The Difficulty with Difficulty in Games

Despite how seemingly obvious the concept may be, there is actually a great deal of discussion about how difficult a game should be. Why should a game be hard if the goal is to get as many people playing as possible? The original purpose of having challenge comes from the arcade days of the ’70s and ’80s. Games weren’t even meant to be beatable by the average person, just to be interesting enough to earn a set amount of money. On the Pickford Bros. blog, Pickford remembers the break from this model with the first console game he made. The publisher simply requested that the game be winnable. Now games have to have a last level, Mario actually gets the right Princess eventually, and the game has a point where it finally ends. How do you balance the desire to have the player beat the game with the need to make that accomplishment satisfying?

Tailoring difficulty for a player’s enjoyment is a much tougher task than it sounds. The traditional method of counting quarters was a simple gauge of success for a game; you knew the game was fun because people were playing it. Now a developer has to factor in a huge number of variables. For starters, the players themselves don’t always know where they stand with a game. The easy mode for Devil May Cry 4 may be highly appropriate for someone new to the series, while easy in Bioshock is borderline boring for anyone even remotely skilled at games.

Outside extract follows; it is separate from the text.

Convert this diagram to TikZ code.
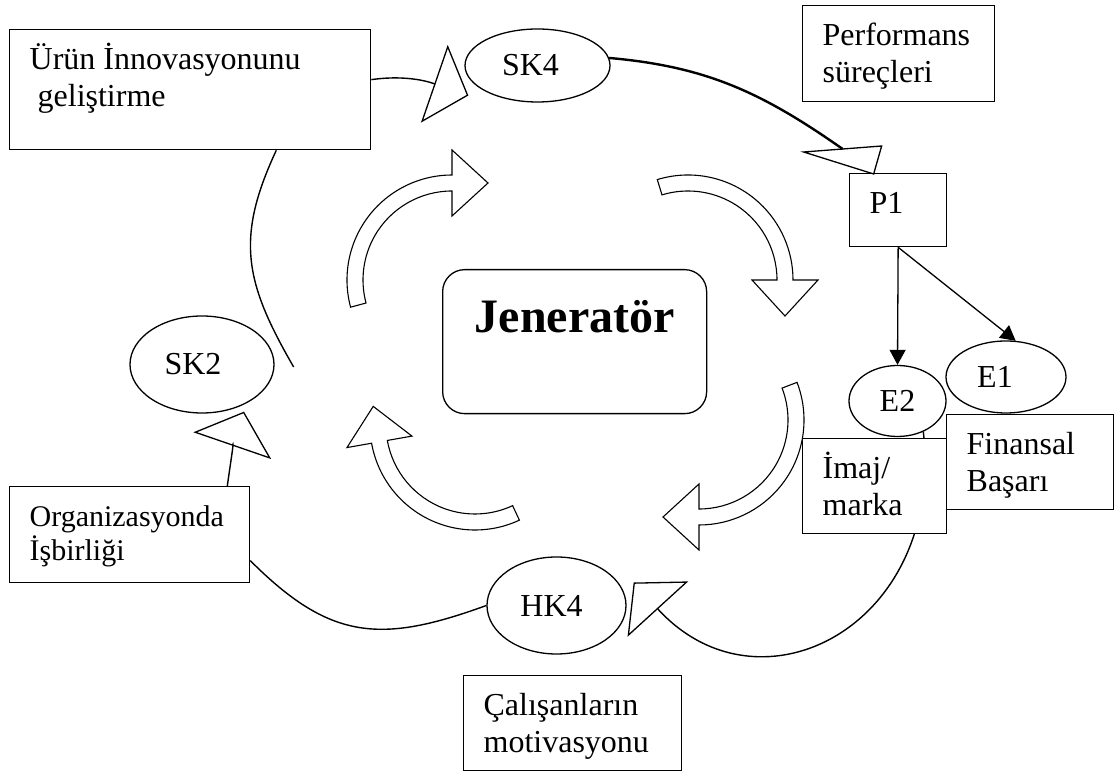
\documentclass[tikz,border=0pt]{standalone}
\usepackage{fontspec}
\setmainfont{Liberation Serif}
\usetikzlibrary{shapes.geometric,arrows.meta,positioning,calc}

% text of a box, set from the top
\newcommand{\boxtext}[3]{\parbox[t][#2][t]{#1}{\raggedright\rule{0pt}{40pt}#3}}

% hollow bent arrow round a centre: centre, tail angle, head angle
\newcommand{\bendarrow}[3]{%
  \draw[blockarrow] ($(#1)+(#2:105pt)$) arc[start angle=#2, end angle=#3, radius=105pt]
    -- ($(#1)+(#3:130pt)$) -- ($(#1)+(#3:97pt)+(#3-90:36pt)$)
    -- ($(#1)+(#3:64pt)$) -- ($(#1)+(#3:89pt)$)
    arc[start angle=#3, end angle=#2, radius=89pt] -- cycle;}

\begin{document}
\begin{tikzpicture}[x=1pt, y=1pt,
    font=\fontsize{32}{36.5}\selectfont,
    tbox/.style={draw, fill=white, line width=1.3pt, inner xsep=20pt, inner ysep=0pt, anchor=north west},
    oval/.style={ellipse, draw, fill=white, line width=1.3pt, inner sep=0pt},
    genbox/.style={draw, fill=white, line width=1.3pt, rounded corners=22pt, inner sep=0pt,
      anchor=north west, font=\bfseries\fontsize{48}{54}\selectfont},
    blockarrow/.style={draw, fill=white, line width=1.1pt},
    link/.style={line width=1.4pt},
    openhead/.style={-{Triangle[open, length=36pt, width=82pt, line width=1.3pt]}},
    filledhead/.style={line width=1.3pt, -{Triangle[length=15pt, width=16pt]}}
  ]
    \useasboundingbox (0,0) rectangle (1114,776);

    % Boxes
    \node[tbox] (urun) at (9,747) {\boxtext{321pt}{120pt}{Ürün İnnovasyonunu\\~geliştirme}};
    \node[tbox] (perf) at (802,771) {\boxtext{152pt}{96pt}{Performans\\süreçleri}};
    \node[tbox] (p1) at (849,603) {\boxtext{57pt}{73pt}{P1}};
    \node[tbox, font=\fontsize{30}{34}\selectfont] (org) at (9,290) {\boxtext{200pt}{96pt}{Organizasyonda\\İşbirliği}};
    \node[tbox] (calis) at (463,101) {\boxtext{178pt}{95pt}{Çalışanların\\motivasyonu}};
    \node[tbox] (finans) at (946,362) {\boxtext{127pt}{95pt}{Finansal\\Başarı}};

    % Generator
    \node[genbox] (gen) at (442,507) {\parbox[t][144pt][t]{264pt}{\centering\rule{0pt}{63pt}Jeneratör}};

    % Ovals
    \node[oval, minimum width=145pt, minimum height=73pt] (sk4) at (537.5,710.5) {SK4\hspace*{14pt}};
    \node[oval, minimum width=144pt, minimum height=97pt] (sk2) at (202,411.5) {SK2\hspace*{18pt}};
    \node[oval, minimum width=139pt, minimum height=97pt] (hk4) at (556.5,170.5) {HK4\hspace*{10pt}};
    \node[oval, minimum width=97pt, minimum height=71pt] (e2) at (897.5,375) {E2};
    \node[oval, minimum width=120pt, minimum height=72pt] (e1) at (1006,399) {E1\hspace*{22pt}};

    % Outer loop
    \draw[link, openhead] ([yshift=10pt]urun.east) to[out=8, in=161] ([xshift=4pt, yshift=-30pt]sk4.west);
    \coordinate (p1in) at ([shift={(-55.5,24)}]p1.north);
    \draw[line width=2.4pt] (sk4.6) to[out=-5, in=145] (p1in);
    \draw[line width=1.3pt] ([shift={(-94.5,21)}]p1.north) -- ([shift={(-16.5,27)}]p1.north)
      -- ([shift={(-24.5,-1)}]p1.north) -- cycle;
    \draw[link] ([xshift=-95pt]urun.south east) to[out=-115, in=120, looseness=1.15] ([xshift=19pt, yshift=-2.5pt]sk2.east);
    \draw[link, openhead] ([xshift=-23pt]org.north east) to[out=82, in=-109] ([xshift=42pt, yshift=2pt]sk2.south);
    \draw[link] ([yshift=-26pt]org.east) to[out=-45, in=200, looseness=1.2] (hk4.west);
    \draw[link, openhead] (e2.-50) .. controls (945,150) and (760,55) .. ([xshift=7pt, yshift=23pt]hk4.east);

    % Image box over the loop
    \node[tbox] (imaj) at (802,338) {\boxtext{104pt}{95pt}{İmaj/\\marka}};

    % Results
    \draw[filledhead] (p1.south) -- (e2.north);
    \draw[filledhead] (p1.south) -- (e1.75);

    % Inner cycle
    \coordinate (cA) at (452,496);
    \coordinate (cB) at (688,496);
    \coordinate (cC) at (699,356);
    \coordinate (cD) at (475,351);
    \bendarrow{cA}{195}{90}
    \bendarrow{cB}{107}{0}
    \bendarrow{cC}{21}{-90}
    \bendarrow{cD}{295}{190}
\end{tikzpicture}
\end{document}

Chris Bateman explains in a fascinating blog post how tricky this balance becomes even if you have the alternative of making the game adapt to the player. With adaptive gameplay, the best strategy is to lose a few times so the game makes itself easier. If the player gets killed too many times before they have learned how to play, by the time they figure it out and are ready for a challenge it’ll be too easy. Finally, there is the simple problem of some players enjoying difficulty more than others. Challenge and overcoming it is still a source of satisfaction for some people. Bateman ends the post with the lament that there is simply too little information for developers to really know if they’ve got the right level of difficulty for their audience.

Beyond balancing difficulty is the simple question of whether it serves any purpose in the game at all. Back at the Pickford blog, another article goes into the various game design options that let a player break down the difficulty at their own pace. Although these games still utilize difficulty to a certain extent, there is always a way out. In some games, you can just level grind until your characters can overpower a boss. Interactive fiction or puzzles rarely maintain their difficulty because you can always check for hints online. The origin of such accommodations in these games was to make sure that someone who enjoyed the plot would always be able to get to the end. After all, as Pickford notes, when you’re telling a story, getting to the conclusion is the reward, not overcoming a tricky boss fight. Using GTA 4 as an example, Pickford notes that keeping up both challenging gameplay and also having a compelling narrative then becomes problematic. We all want to know what happens to Nico at the end, but doing those last couple of missions over and over can ruin the pace of the story. They just become annoying. Where is our way out if we don’t care about the satisfaction of saying we beat the game? If we’re there for the experience, is any difficulty that stops it really appropriate?

Yet just because the difficulty is hard to get right doesn’t mean it can’t serve another purpose. What if we used difficulty in conjunction with the plot? A more organized approach beyond just making everything have more health or deal more damage. For example, going back to Bioshock, if you play the game on Easy, hunting the Big Daddy becomes a light affair. Yet that’s contrary to their role in the story as fearsome protectors, which you appreciate more in the higher difficulty settings. You don’t really get the full narrative experience if you play it on a low difficulty. If you play the game on Hard, a Big Daddy is a very difficult, strategic affair that can take several tries. Would it have been better, for the sake of the story delivering an experience, if the Big Daddy was still hard to kill even on Easy? The method seems to work in more free-form RPG’s like Fallout. If you pick a fight with a super mutant in that game, rather than talking your way out, it is always guaranteed to be an unpleasant exchange for you. That’s consistent with the story and the setting: the super mutants are extremely dangerous and poised to take over the West Coast. Yet in the couple of instances where the game forces you to engage in direct combat with them, it offers a lot of help to lighten up the exchange. What one game does and the other doesn’t is that they adapt the difficulty with the plot. A person who is represented as a badass stays a badass.

Such considerations of difficulty become even more prevalent as multiplayer becomes a huge feature in video games. Why develop a brilliant A.I. or carefully balanced difficulty system when players can just go online and fight real people? Rankings and choice of opponents give a player the same set of options that developers spend years developing themselves. It also lets them feel that sense of accomplishment that beating a tough game provides as well. In an article with ‘The Escapist’, Kieron Gillen muses that challenging games are quickly becoming the equivalent of ’80s metal. They’re such an acquired taste and appeal to such a small group that they aren’t able to find a home anywhere except the underground scene. This seems like a loss in terms of what difficulty could potentially add to a game if there was a bit more thought behind it. The satisfaction of beating a difficult game or having the highest score will always be there for players. It cannot hurt to wonder what other uses challenge in games may have for creating a game experience.